Here is the argument for pairs: Identify reals with infinite sequences of naturals. If $A = B$, simply set $F (A, B) = A$. If $A\subseteq B$ or $B\subseteq A$, set $F (A, B) = (0 ∗ S ) \cup (1 ∗ T )$ where $S$ is the smaller of $A, B$, and $T$ is the larger. Here, $0 ∗ S =\{0{}^\frown a \mid a \in S \}$ and similarly for $1 ∗ T$.

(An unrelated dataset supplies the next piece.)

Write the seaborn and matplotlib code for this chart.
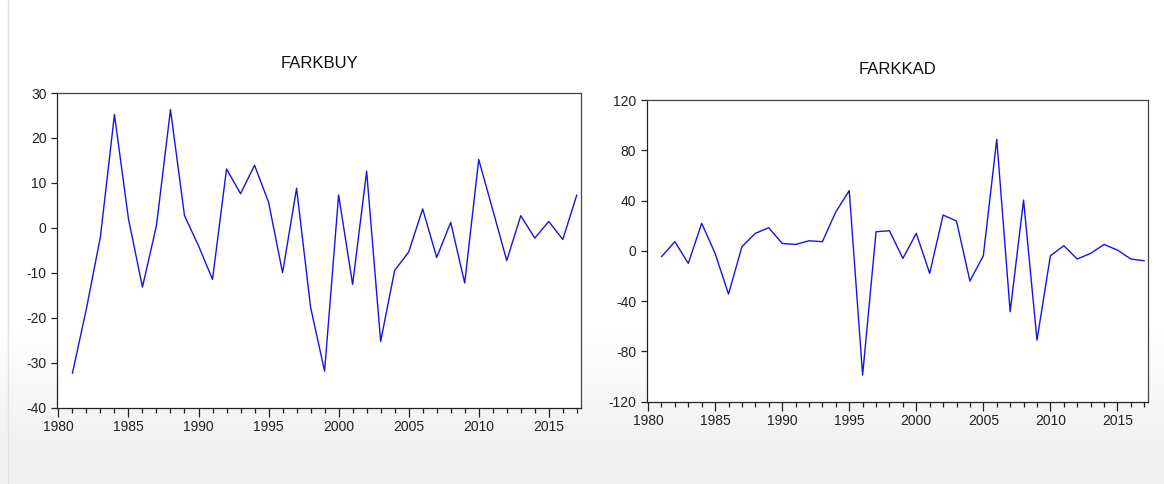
import numpy as np
import pandas as pd
import matplotlib
matplotlib.use("Agg")
import matplotlib.pyplot as plt
import seaborn as sns
from matplotlib.ticker import MultipleLocator

years = list(range(1981, 2018))

farkbuy = [-32.4, -18.0, -2.0, 25.2, 2.0, -13.2, 0.5, 26.3, 2.7, -4.0,
           -11.5, 13.1, 7.6, 13.9, 5.7, -10.0, 8.8, -17.7, -31.9, 7.3,
           -12.6, 12.6, -25.3, -9.5, -5.4, 4.2, -6.6, 1.2, -12.3, 15.2,
           4.0, -7.3, 2.7, -2.3, 1.4, -2.6, 7.3]

farkkad = [-4.7, 7.3, -10.0, 21.9, -2.0, -34.4, 3.3, 13.9, 18.4, 5.9,
           5.1, 8.0, 7.3, 31.0, 47.9, -98.8, 15.2, 16.0, -6.0, 13.9,
           -17.9, 28.5, 23.7, -24.0, -3.9, 88.7, -48.4, 40.4, -71.0, -3.9,
           4.1, -6.5, -2.0, 5.1, 0.6, -6.5, -7.9]

df = pd.DataFrame({"year": years, "FARKBUY": farkbuy, "FARKKAD": farkkad})

sns.set_theme(style="ticks")
plt.rcParams["font.family"] = ["Liberation Sans", "DejaVu Sans"]
plt.rcParams["axes.unicode_minus"] = False

W, H = 1164, 484
fig = plt.figure(figsize=(W / 100, H / 100), dpi=100)
fig.patch.set_facecolor("white")

# soft grey backdrop fading in toward the bottom of the window
bg = fig.add_axes([0, 0, 1, 1], zorder=-10)
rows = np.arange(H)
shade = np.clip((rows - 330) / 110.0, 0, 1)
col = 1.0 - shade * (1.0 - 0.945)
img = np.repeat(col[:, None], 4, axis=1)
bg.imshow(np.dstack([img, img, img]), aspect="auto", extent=[0, 1, 0, 1],
          origin="upper", interpolation="bilinear")
bg.plot([8 / W, 8 / W], [0, 1], color="#e2e2e2", lw=1)
bg.set_xlim(0, 1)
bg.set_ylim(0, 1)
bg.axis("off")


def px_axes(x0, x1, top, bottom):
    return fig.add_axes([x0 / W, 1 - bottom / H, (x1 - x0) / W, (bottom - top) / H])


panels = [
    ("FARKBUY", px_axes(57, 581, 93, 407.5), (-40, 30), 10, 18.0),
    ("FARKKAD", px_axes(646.7, 1148.3, 100, 401.7), (-120, 120), 40, 18.7),
]

for name, ax, ylim, ystep, tpad in panels:
    ax.set_facecolor("white")
    sns.lineplot(data=df, x="year", y=name, ax=ax, color="#1414e6",
                 linewidth=1.0, legend=False)
    ax.set_xlim(1979.9, 2017.3)
    ax.set_ylim(*ylim)
    ax.xaxis.set_major_locator(MultipleLocator(5))
    ax.xaxis.set_minor_locator(MultipleLocator(1))
    ax.yaxis.set_major_locator(MultipleLocator(ystep))
    ax.set_xlabel("")
    ax.set_ylabel("")
    ax.set_title(name, fontsize=12, pad=tpad, color="#111111")
    ax.tick_params(axis="y", which="major", direction="out", length=4.3,
                   width=0.9, labelsize=10, colors="#222222", pad=3.2)
    ax.tick_params(axis="x", which="major", direction="out", length=6.5,
                   width=0.9, labelsize=10, colors="#222222", pad=2.5)
    ax.tick_params(axis="x", which="minor", direction="out", length=3.8,
                   width=0.9, colors="#222222")
    ax.tick_params(axis="y", which="minor", left=False)
    for side, sp in ax.spines.items():
        sp.set_visible(True)
        sp.set_linewidth(0.9)
        sp.set_color("#222222" if side in ("left", "bottom") else "#444444")

fig.savefig("out.png", dpi=100)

If $A\setminus B$ and $B\setminus A$ are both non-empty, we proceed as follows: Let $X (A, B)\subseteq{\mathbb R}^{\mathbb Z}$ be defined by saying that, if $f : {\mathbb Z}\to{\mathbb R}$, then $f \in X (A, B)$ iff there is an $i$ such that $f (i) \in A \setminus B$ (or $B \setminus A$) and, for each $j$, $f (j ) \in A$ if ${}|j − i|$ is even, and $f (j ) \in B$ if ${}|j − i|$ is odd (and reverse the roles of $A, B$ here if $f (i) \in B \setminus A$).

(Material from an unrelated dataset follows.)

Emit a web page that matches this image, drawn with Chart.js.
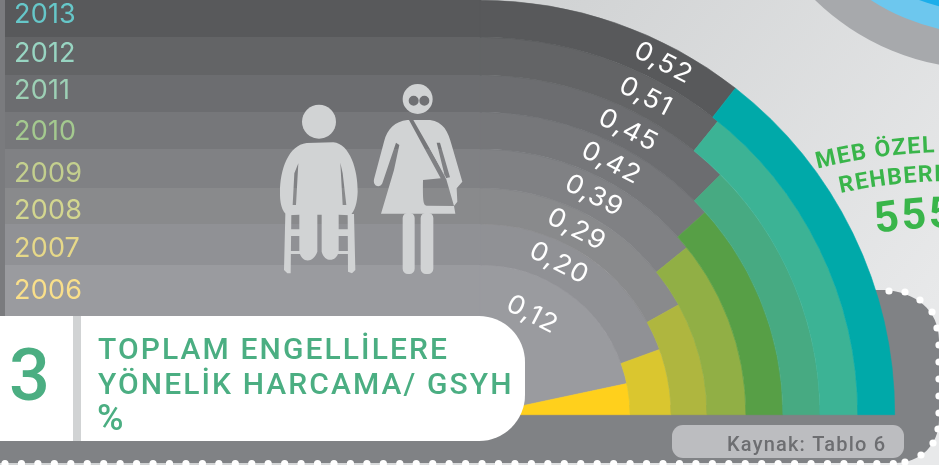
<!DOCTYPE html>
<html><head><meta charset="utf-8">
<style>html,body{margin:0;padding:0;background:#d8d9db;overflow:hidden}#w{position:absolute;left:0;top:0;width:939px;height:465px}</style>
<script src="https://cdn.jsdelivr.net/npm/chart.js@4"></script>
</head><body><div id="w"><canvas id="c" width="939" height="465"></canvas></div>
<script>
const years = ['2013','2012','2011','2010','2009','2008','2007','2006'];
const values = [0.52,0.51,0.45,0.42,0.39,0.29,0.20,0.12];
const valueLabels = ['0,52','0,51','0,45','0,42','0,39','0,29','0,20','0,12'];
const ringColors = ['#00a9a9','#3cb395','#47aa82','#579f46','#91af45','#afb63f','#dac62f','#ffd01c'];
const bandColors = ['#58595b','#636466','#6c6d70','#76777a','#808184','#898a8c','#909195','#9a9b9f'];
const yearColors = ['#66c7c9','#98d5c2','#9dd0b5','#a4c98f','#c3cf8e','#d3d68f','#e6d889','#f9df8a'];
const ringWeights = [37,38,37,37,39,36,41,150];
const labelInset = [18,19,19,19,19,18,20,37];
const yearBaselines = [23,62,99,140,182,219,257,299];
const FULL = 0.9;
const GREEN='#4bae82', LIGHT='#d1d3d4', DARK='#808285';
const FONT='Roboto, "Noto Sans", sans-serif';

function circ(ctx,x,y,r){ctx.moveTo(x+r,y);ctx.arc(x,y,r,0,Math.PI*2);}
function dotsAlong(ctx,pts){ctx.fillStyle='#fff';ctx.beginPath();pts.forEach(p=>circ(ctx,p[0],p[1],3.6));ctx.fill();}
function arcText(ctx,text,cx,cy,r,startDeg,font,color,spacing){
  ctx.save();ctx.font=font;ctx.fillStyle=color;ctx.textAlign='left';ctx.textBaseline='alphabetic';
  let a=startDeg*Math.PI/180;
  for(const ch of text){
    const cw=ctx.measureText(ch).width,w=cw+spacing;
    const t=a-w/2/r;
    ctx.save();ctx.translate(cx-r*Math.sin(t),cy-r*Math.cos(t));ctx.rotate(-t);
    ctx.fillText(ch,-cw/2,0);ctx.restore();
    a-=w/r;
  }
  ctx.restore();
}
function spaced(ctx,text,x,y,font,color,ls){ctx.save();ctx.font=font;ctx.fillStyle=color;ctx.letterSpacing=ls+'px';ctx.textAlign='left';ctx.textBaseline='alphabetic';ctx.fillText(text,x,y);ctx.restore();}
function rr(ctx,x,y,w,h,r){ctx.roundRect(x,y,w,h,r);}

function drawBackdrop(chart){
  const ctx=chart.ctx;ctx.save();
  const g=ctx.createLinearGradient(560,0,939,300);g.addColorStop(0,'#d1d3d4');g.addColorStop(1,'#e8e9ea');
  ctx.fillStyle=g;ctx.fillRect(0,0,939,465);
  [[244,'#a7a9ac'],[209,'#6dc7ee'],[187,'#1caeea']].forEach(a=>{ctx.fillStyle=a[1];ctx.beginPath();circ(ctx,985,-175,a[0]);ctx.fill();});
  ctx.fillStyle=DARK;ctx.beginPath();ctx.moveTo(0,405);ctx.lineTo(860,405);ctx.lineTo(860,290);ctx.lineTo(885,290);
  ctx.bezierCurveTo(915,292,939,310,939,340);ctx.lineTo(939,420);ctx.bezierCurveTo(939,445,920,463,895,463);ctx.lineTo(0,463);ctx.closePath();ctx.fill();
  ctx.fillStyle='#7a7b7e';ctx.fillRect(0,0,5,320);
  ctx.fillStyle=bandColors[7];ctx.fillRect(5,300,480,20);
  const metas=chart.getSortedVisibleDatasetMetas();
  metas.forEach((m,i)=>{const e=m.data[0];ctx.fillStyle=bandColors[i];ctx.fillRect(5,Math.round(e.y-e.outerRadius),e.x-4,Math.round(e.outerRadius));});
  ctx.restore();
}
function drawMan(ctx){
  ctx.save();ctx.translate(270,70);ctx.scale(1/3,1/3);ctx.fillStyle=LIGHT;
  ctx.beginPath();circ(ctx,147,155,51);ctx.fill();
  ctx.beginPath();
  ctx.moveTo(110,219);ctx.lineTo(190,217);ctx.bezierCurveTo(240,222,264,300,263,365);ctx.bezierCurveTo(262,395,255,425,240,436);
  ctx.lineTo(206,434);ctx.lineTo(206,545);ctx.bezierCurveTo(200,575,165,580,155,545);ctx.lineTo(155,434);ctx.lineTo(142,434);ctx.lineTo(142,545);ctx.bezierCurveTo(130,580,95,580,88,545);ctx.lineTo(88,434);
  ctx.lineTo(52,436);ctx.bezierCurveTo(35,425,29,395,30,365);ctx.bezierCurveTo(30,300,55,225,110,219);ctx.closePath();
  ctx.moveTo(85,280);ctx.lineTo(78,405);ctx.lineTo(68,405);ctx.lineTo(73,310);ctx.closePath();
  ctx.moveTo(211,278);ctx.lineTo(218,310);ctx.lineTo(229,405);ctx.lineTo(218,405);ctx.closePath();
  ctx.fill('evenodd');
  ctx.beginPath();
  ctx.moveTo(46,432);ctx.lineTo(64,432);ctx.lineTo(62,610);ctx.lineTo(52,610);ctx.lineTo(42,600);ctx.closePath();
  ctx.moveTo(233,432);ctx.lineTo(252,432);ctx.lineTo(256,600);ctx.lineTo(246,610);ctx.lineTo(234,605);ctx.closePath();
  ctx.rect(60,478,30,20);ctx.rect(204,478,32,20);ctx.rect(60,543,30,9);ctx.rect(204,543,32,9);
  ctx.fill();
  ctx.restore();
}
function drawWoman(ctx){
  ctx.save();ctx.translate(270,70);ctx.scale(1/3,1/3);ctx.fillStyle=LIGHT;
  ctx.beginPath();circ(ctx,443,87,45);ctx.fill();
  ctx.fillStyle='#6f7073';ctx.beginPath();circ(ctx,431,92,15);circ(ctx,463,92,15);ctx.fill();
  ctx.fillStyle=LIGHT;
  ctx.beginPath();
  ctx.moveTo(412,150);ctx.lineTo(480,150);ctx.bezierCurveTo(520,155,535,185,545,225);ctx.lineTo(577,335);ctx.lineTo(560,355);ctx.lineTo(562,395);ctx.lineTo(552,408);ctx.lineTo(556,431);
  ctx.lineTo(333,431);ctx.lineTo(372,300);ctx.lineTo(388,225);ctx.lineTo(378,218);ctx.lineTo(337,340);ctx.bezierCurveTo(330,355,308,350,312,328);ctx.lineTo(342,215);ctx.bezierCurveTo(352,175,375,155,412,150);ctx.closePath();
  ctx.moveTo(417,150);ctx.lineTo(430,150);ctx.lineTo(526,318);ctx.lineTo(552,408);ctx.lineTo(470,407);ctx.bezierCurveTo(460,405,458,395,459,330);ctx.lineTo(512,325);ctx.closePath();
  ctx.moveTo(500,218);ctx.lineTo(510,218);ctx.lineTo(540,322);ctx.lineTo(526,325);ctx.closePath();
  ctx.fill('evenodd');
  ctx.beginPath();ctx.moveTo(435,150);ctx.lineTo(470,155);ctx.lineTo(525,320);ctx.closePath();ctx.fill();
  ctx.beginPath();ctx.roundRect(398,428,36,184,16);ctx.roundRect(452,428,38,184,16);ctx.fill();
  ctx.restore();
}
function drawOverlay(chart){
  const ctx=chart.ctx;ctx.save();
  const metas=chart.getSortedVisibleDatasetMetas();
  const tilt=27.5*Math.PI/180;
  ctx.textAlign='center';ctx.textBaseline='middle';
  metas.forEach((m,i)=>{
    const e=m.data[0],r=e.outerRadius-labelInset[i];
    ctx.save();ctx.translate(e.x+r*Math.sin(tilt),e.y-r*Math.cos(tilt));ctx.rotate(tilt);ctx.scale(1.06,1);
    ctx.font='400 26px Inter, Lato, sans-serif';ctx.letterSpacing='1px';ctx.fillStyle='#fff';
    ctx.fillText(valueLabels[i],0,0);ctx.restore();
    spaced(ctx,years[i],14,yearBaselines[i],'400 27px Inter, Lato, sans-serif',yearColors[i],0.2);
  });
  drawMan(ctx);drawWoman(ctx);
  ctx.fillStyle='#fff';ctx.beginPath();rr(ctx,-40,316,565,125,[0,46,46,0]);ctx.fill();
  ctx.fillStyle=LIGHT;ctx.fillRect(73,316,8,125);
  spaced(ctx,'3',9,400,'500 72px '+FONT,GREEN,0);
  const tf='500 30px '+FONT;
  spaced(ctx,'TOPLAM ENGELLİLERE',98,359,tf,GREEN,2.1);
  spaced(ctx,'YÖNELİK HARCAMA/ GSYH',98,394,tf,GREEN,2.1);
  spaced(ctx,'%',97,430,'500 36px '+FONT,GREEN,0);
  ctx.fillStyle='#bcbdc0';ctx.beginPath();rr(ctx,672,425,232,33,11);ctx.fill();
  spaced(ctx,'Kaynak: Tablo 6',727,451,'500 20px '+FONT,'#6d6e71',1.2);
  const gr='#39b54a';
  arcText(ctx,'MEB ÖZEL',952,703,551,14.2,'700 23px '+FONT,gr,1.4);
  arcText(ctx,'REHBERLİK',952,703,522,12.4,'700 23px '+FONT,gr,1.4);
  arcText(ctx,'555',952,703,476,9.3,'700 43px '+FONT,gr,2);
  const pts=[];for(let x=5;x<=905;x+=16.45)pts.push([x,463.5]);
  [[889,291],[905,292],[920,300],[932,312],[937,328],[939,345],[939,362],[939,379],[939,396],[939,413],[938,429],[933,443],[921,455],[905,462]].forEach(p=>pts.push(p));
  dotsAlong(ctx,pts);
  ctx.restore();
}
const backdrop={id:'backdrop',beforeDatasetsDraw:drawBackdrop,afterDatasetsDraw:drawOverlay};
new Chart(document.getElementById('c'),{
  type:'doughnut',
  data:{labels:['rest','value'],datasets:values.map((v,i)=>({
    label:years[i],data:[FULL-v,v],backgroundColor:[bandColors[i],ringColors[i]],
    borderColor:[bandColors[i],ringColors[i]],borderWidth:0.6,weight:ringWeights[i]}))},
  options:{responsive:false,animation:false,rotation:0,circumference:90,cutout:0,
    layout:{padding:{left:480,right:44,top:0,bottom:50}},
    plugins:{legend:{display:false},tooltip:{enabled:false}}},
  plugins:[backdrop]
});
</script></body></html>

The set $X (A, B)$ is an invariant set (with respect to the shift action of ${\mathbb Z}$ on ${\mathbb R}^{\mathbb Z}$), and $X (A, B) = X (B, A)$. (The points of $A \setminus B$ and $B \setminus A$ have to occur at places of different parity; while points of $A \cap B$ can occur anywhere.) 
Given $X (A, B)$, we can compute $A$ (and also $B$) as follows: Fix $z \in A \setminus B$. 
Then $x \in A$ iff $$\exists f \in X (A, B) \exists i \exists j (f (i) = z \mbox{ and }f (j ) = x \mbox{ and }|j − i|\mbox{ is even}).$$ 
This shows that $A$ is (boldface) $\Sigma^1_1 (X (A, B))$. If we replace $X (A, B)$ with $X' (A, B)$, the $\Sigma^1_1$-jump of $X (A, B)$, then $A$ is Wadge reducible to $X (A, B)$. 
Finally, we use that there is a Borel bijection between ${\mathbb R}^{\mathbb Z}$ and ${\mathbb R}$, and define $F (A, B)$ as the image of $X'(A, B)$ under this map.